18 December – International Migrants Day
18 December each year is globally observed as International Migrants Day. The United Nations General Assembly adopted the International Convention on the Protection of the Rights of All Migrant Workers and Members of Their Families on 18 December 1990. In 2000 the UN declared 18 December International Migrants Day. Visit the official UN page.
Each year 18 December offers the chance to recognize the existence, contributions and rights of migrants worldwide, and to make migrants’ voices heard. Organisations around the world will be engaged in a range of activities to mark the day. Migrating out of Poverty Consortium partners will use the day to highlight issues related to internal, regional and south-south migrants through collaboration with other organisations to raise the issues faced by migrant workers, posting blogs discussing the key themes, and showcasing research coming out of the Consortium.
International Migrants Day 2015
Migrating out of Poverty researchers’ blogs urge us to face the facts about migration.
Priya Deshingkar, in her blog Cities on the climate front line explains that urban slums, many of which house rural to urban migrants, are likely to bear the brunt of climate migration. To address this, services need to be improved.
Julie Litchfield explains the role and importance of migration data and promotes our newly available data sets which are Minding the Migration Data Gap.
Dorte Thorsen’s two blogs look at the migration journey from 2 angles. With Dew, she portrays the experience of a Cameroonian man’s Meandering journey from Africa to Asia to Europe via his own words. Then she analyses Meandering journeys through restriction and intersecting regimes of mobility and their implications from an academic and policy perspective.
Diaspora-Themed Meal and Film Screening in Sussex
International Migrants Day 2015 was marked early in the University of Sussex. On 7 December, under the theme of the Diaspora, an evening meal was served to about 80 people and a film, Tasting my Future, was screened, with proceeds going to charity.
The event was a collaboration between the Migrating out of Poverty Consortium (MOOP) and the University's School of Global Studies, and organised by MOOP Research Director, Priya Deshingkar. The menu featured classic dishes from the Indian diaspora in South Africa, Trinidad and the UK.
The meal was followed by a screening of “Tasting My Future”, a film about refugees in Brighton and Hove, their personal stories and reasons for leaving their countries and how they come together through cooking and sharing food to build a new life in the UK. There was a Q&A with Cathy Maxwell, one of the directors, and Reem Abushawarreb, a refugee of Iraqi, Palestinian origins, who was featured in the film.
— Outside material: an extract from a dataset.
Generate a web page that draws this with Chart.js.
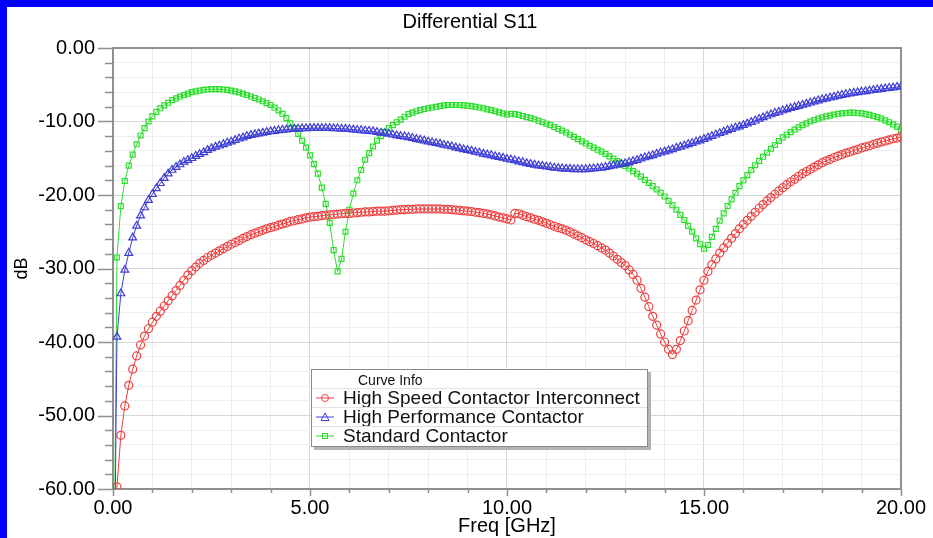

The evening raised £225 for the Migrant English Project, a Brighton-based charity that provides free informal English lessons for refugees, asylum-seekers and migrants whose first language is not English and who may feel isolated. The money raised will help the charity to cover the costs of: lunch and refreshments; payment of most of the migrants' and refugees' travel expenses to get to the project; and the weekly rental of a meeting space.
Migrating out of Poverty partner RMMRU published articles in three Bangladeshi daily newspapers to communicate with their stakeholders on International Migrants Day 2015.
Tasneem Siddiqui published 'Ensure Better Governance for Safe Migration' in the Daily Star to highlight recent developments in Bangladesh's overseas migration sector. She urges implementation of already existing legislation that seeks to make the institutional and governance reform processes transparent and pro-migrant workers.
C R Abrar's article in the New Age highlights the need for service provision for migrants at destination. Presenting key findings of the RMMRU-RPC comparative study on ‘Institutionalising the Office of Labour Attaches: Bangladesh, India and Sri Lanka’, he recommends that Labour Attachés should play an effective role in migration governance.
C R Abrar and Selim Reza published a Bangla article in the Bonik Barta which examines the low exchange rate value of Bangladeshi migrant workers’ remittances to their families. The article suggests that a special migrant workers’ remittance exchange rate should be determined to protect their value and ensure a greater contribution to development.